From Loneliness to Self-Love: My Journey with Patience
After ending my marriage, I feared the loneliness that would come with waiting.
Instead, patience revealed self-acceptance, creativity, and healing, like nature’s slow and steady growth.
What Nature Teaches About Patience
Patience is not something we’re born with, it’s something we learn, often the hard way. One of the most profound teachers of patience is nature itself. Every time I step into the forest or sit by a field, I am reminded that growth, healing, and transformation cannot be rushed. They unfold in their own time, outside of our control.
Growth Follows Its Own Rhythm
A flower blooms when it is ready. A tree takes years to stretch its roots deep and strengthen its trunk. No amount of urging, pushing, or wishing can make them grow faster. Their timeline is not negotiable, and neither is ours. When I find myself frustrated that things in my own life aren’t moving quickly enough, I remember the calm patience of a tree. Just as it stands firmly through seasons of waiting, I can allow myself to take the time I need to grow into my next stage.
Patience, then, is not passive. It is active trust.
It’s believing that the time I spend waiting is not wasted but essential to my development.
Destruction as Part of Renewal
Sometimes, patience means holding steady when everything feels like it’s falling apart. Storms come and go. Floods displace wildlife. Fires burn through forests. Volcanoes smother entire landscapes. At first glance, these events may look like destruction or setbacks, but nature doesn’t label them as failures. They are simply parts of a larger, intricate system of renewal.
The ash left behind after a wildfire becomes fertile ground for plants that could never have grown otherwise. Life emerges from the very soil that seemed lifeless. That’s patience in action: an understanding that what looks like an ending is often the beginning of something new.

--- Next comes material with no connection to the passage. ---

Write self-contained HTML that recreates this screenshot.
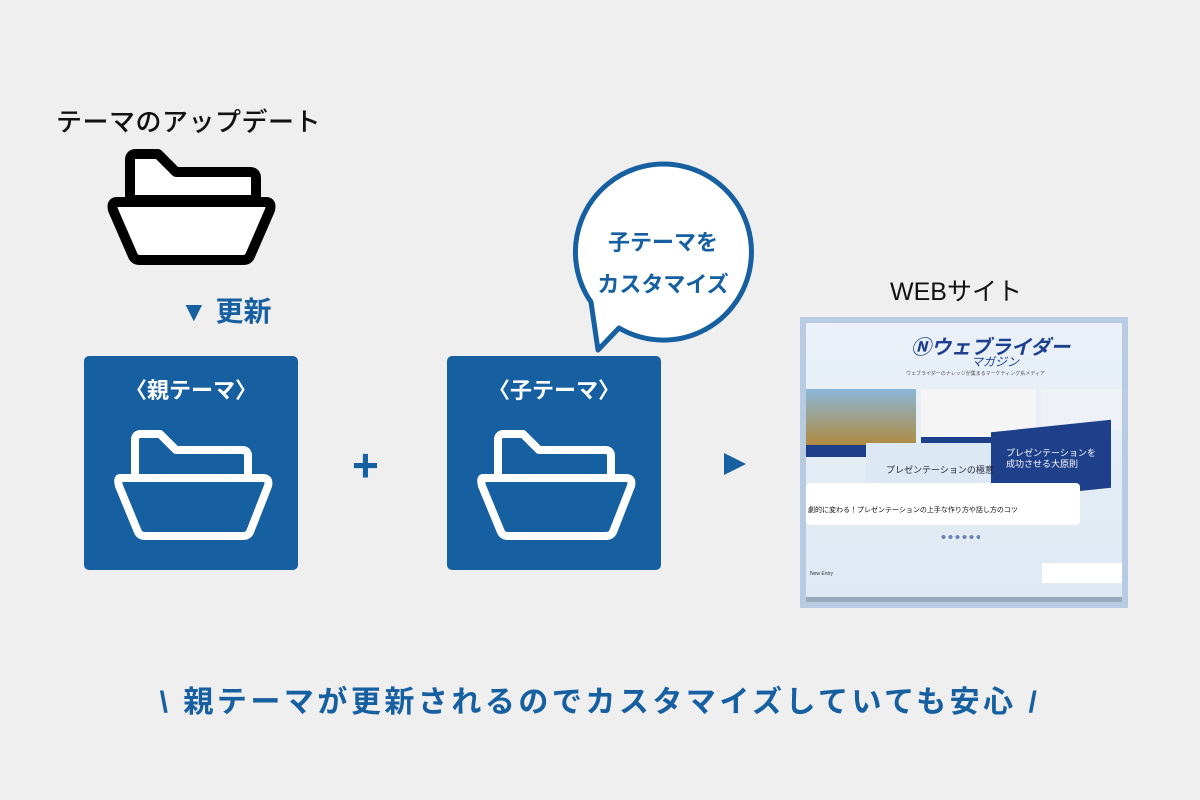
<!DOCTYPE html>
<html><head><meta charset="utf-8"><style>
body{margin:0;width:1200px;height:800px;background:#efefef;overflow:hidden;position:relative;font-family:"Liberation Sans","Noto Sans CJK JP",sans-serif}
.t{position:absolute;white-space:nowrap}
.box{position:absolute;background:#165fa1;border-radius:5px;width:214px;height:214px}
svg{position:absolute;left:0;top:0}
</style></head><body>
<div class="t" style="left:56px;top:102px;font-size:26px;color:#111;font-weight:500;letter-spacing:0.5px">テーマのアップデート</div>
<svg width="1200" height="800">
 <g fill="#fff" stroke="#000" stroke-width="10" stroke-linejoin="round">
  <path d="M130 200 V160 Q130 154 136 154 H158 L176 172 H250 Q256 172 256 178 V200 Z"/>
  <path d="M117 202 H266 Q272 202 270 210 L250 256 Q248 260 243 260 H140 Q135 260 133 256 L113 210 Q111 202 117 202Z"/>
 </g>
 <path d="M619 328 A88 88 0 1 0 591 302 L598 350 Z" fill="#fff" stroke="#165fa1" stroke-width="5" stroke-linejoin="round"/>
 <polygon points="724,453 746,464 724,475" fill="#165fa1"/>
 <rect x="803" y="320" width="322" height="285" fill="#e6eef6" stroke="#b7cbe3" stroke-width="6"/>
</svg>
<div class="t" style="left:180px;top:290px;font-size:28px;color:#165fa1;font-weight:bold">▼ 更新</div>
<div class="box" style="left:84px;top:356px"></div>
<div class="t" style="left:84px;top:373px;width:214px;text-align:center;font-size:22px;color:#fff;font-weight:bold">〈親テーマ〉</div>
<div class="t" style="left:352px;top:438px;font-size:46px;color:#165fa1;font-weight:bold">+</div>
<div class="box" style="left:447px;top:356px"></div>
<div class="t" style="left:447px;top:373px;width:214px;text-align:center;font-size:22px;color:#fff;font-weight:bold">〈子テーマ〉</div>
<svg width="1200" height="800">
 <g fill="none" stroke="#fff" stroke-width="8" stroke-linejoin="round">
  <path d="M135 476 V440 Q135 434 141 434 H160 L176 450 H242 Q248 450 248 456 V476"/>
  <path d="M120 478 H263 Q270 478 268 486 L250 532 Q248 536 243 536 H145 Q140 536 138 532 L119 486 Q117 478 120 478Z"/>
  <path d="M498 476 V440 Q498 434 504 434 H523 L539 450 H605 Q611 450 611 456 V476"/>
  <path d="M483 478 H626 Q633 478 631 486 L613 532 Q611 536 606 536 H508 Q503 536 501 532 L482 486 Q480 478 483 478Z"/>
 </g>
</svg>
<div class="t" style="left:575px;top:222px;width:176px;text-align:center;font-size:22px;line-height:42px;color:#165fa1;font-weight:bold">子テーマを<br>カスタマイズ</div>
<div class="t" style="left:890px;top:272px;font-size:25px;color:#111">WEBサイト</div>
<div style="position:absolute;left:806px;top:323px;width:316px;height:279px;overflow:hidden;background:linear-gradient(#eaf1f8,#dfe9f3)">
 <div class="t" style="left:105px;top:8px;font-size:20px;color:#1d3f8f;font-weight:bold;font-style:italic">Ⓝウェブライダー</div>
 <div class="t" style="left:165px;top:30px;font-size:12px;color:#1d3f8f;font-style:italic">マガジン</div>
 <div class="t" style="left:100px;top:47px;font-size:5px;color:#555">ウェブライダーのナレッジが集まるマーケティング系メディア</div>
 <div style="position:absolute;left:0;top:66px;width:110px;height:56px;background:linear-gradient(#8ab8d8,#b08a40);border-bottom:12px solid #1e3f8a"></div>
 <div style="position:absolute;left:115px;top:66px;width:115px;height:48px;background:#f5f5f5;border-bottom:10px solid #1e3f8a"></div>
 <div style="position:absolute;left:235px;top:66px;width:85px;height:40px;background:#eef2f8"></div>
 <div style="position:absolute;left:60px;top:120px;width:130px;height:46px;background:#dde8f5"></div>
 <div style="position:absolute;left:185px;top:103px;width:120px;height:68px;background:#1e3f8a;transform:skewY(-6deg)"></div>
 <div class="t" style="left:200px;top:125px;font-size:9px;color:#fff;line-height:11px">プレゼンテーションを<br>成功させる大原則</div>
 <div class="t" style="left:80px;top:140px;font-size:9px;color:#223">プレゼンテーションの極意</div>
 <div style="position:absolute;left:0;top:160px;width:274px;height:42px;background:#fff;border-radius:4px"></div>
 <div class="t" style="left:2px;top:182px;font-size:7px;color:#111">劇的に変わる！プレゼンテーションの上手な作り方や話し方のコツ</div>
 <div style="position:absolute;left:134px;top:212px;width:40px;height:4px;background:radial-gradient(circle,#1e3f8a 2px,transparent 2px) 0 0/7px 4px repeat-x;opacity:.6"></div>
 <div class="t" style="left:4px;top:248px;font-size:5px;color:#333">New Entry</div>
 <div style="position:absolute;left:236px;top:240px;width:80px;height:20px;background:#fff"></div>
 <div style="position:absolute;left:0;top:274px;width:316px;height:5px;background:#9ab"></div>
</div>
<div class="t" style="left:0;top:677px;width:1200px;text-align:center;font-size:30px;color:#165fa1;font-weight:bold;letter-spacing:3.5px">\ 親テーマが更新されるのでカスタマイズしていても安心 /</div>
</body></html>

My life has had its share of fires, and moving through this one taught me patience in a new way. Ending my marriage meant stepping into a future I feared, one full of loneliness. I hesitated to leave because I knew the road back to myself would take time: time to rebuild friendships, to make new ones, to rediscover who I was on my own. And I was right. The first year after moving out, at 41 years old, living alone for the first time, I drowned in drinking, trying to numb the emptiness. Nearly 12 months later, I found sobriety. It was a hard and patient kind of renewal: allowing the old life to burn down so something new could take root.
Two years later, that season is still full of aloneness, but it isn’t lonely anymore. Where I expected emptiness, I’ve found self-acceptance and love. My Friday nights are no longer about avoiding silence; they’re about painting, writing, or simply letting creativity lead the way. Weeknights are filled with growth, freedom, and the joy of asking myself what I truly want, what I want to eat, watch, explore, and who I want beside me. Slowly, new friendships are forming. And when love comes again, I’ll be ready to welcome it from a place of deep self-knowledge.
The Cost of Rushing
There’s also danger in rushing. If you interrupt a growing season or try to force nature’s hand, you disrupt a cycle that is needed for balance. The same is true for us. When I try to take shortcuts, I may get a quick result, but I miss the depth that comes from steady growth.
Patience allows for regrowth, for strengthening, for a deeper rooting of the lessons I am learning. Without it, I rob myself of the resilience that only comes from enduring the full cycle.
Living With Nature’s Patience
Patience isn’t glamorous. It doesn’t give us the satisfaction of instant results. But nature shows us that it gives something far more valuable: sustainability, resilience, and the ability to keep going.
When I feel restless, I remember the quiet wisdom of the forest. Growth takes time. Renewal comes after fire.
What feels like waiting may actually be the most important season of all.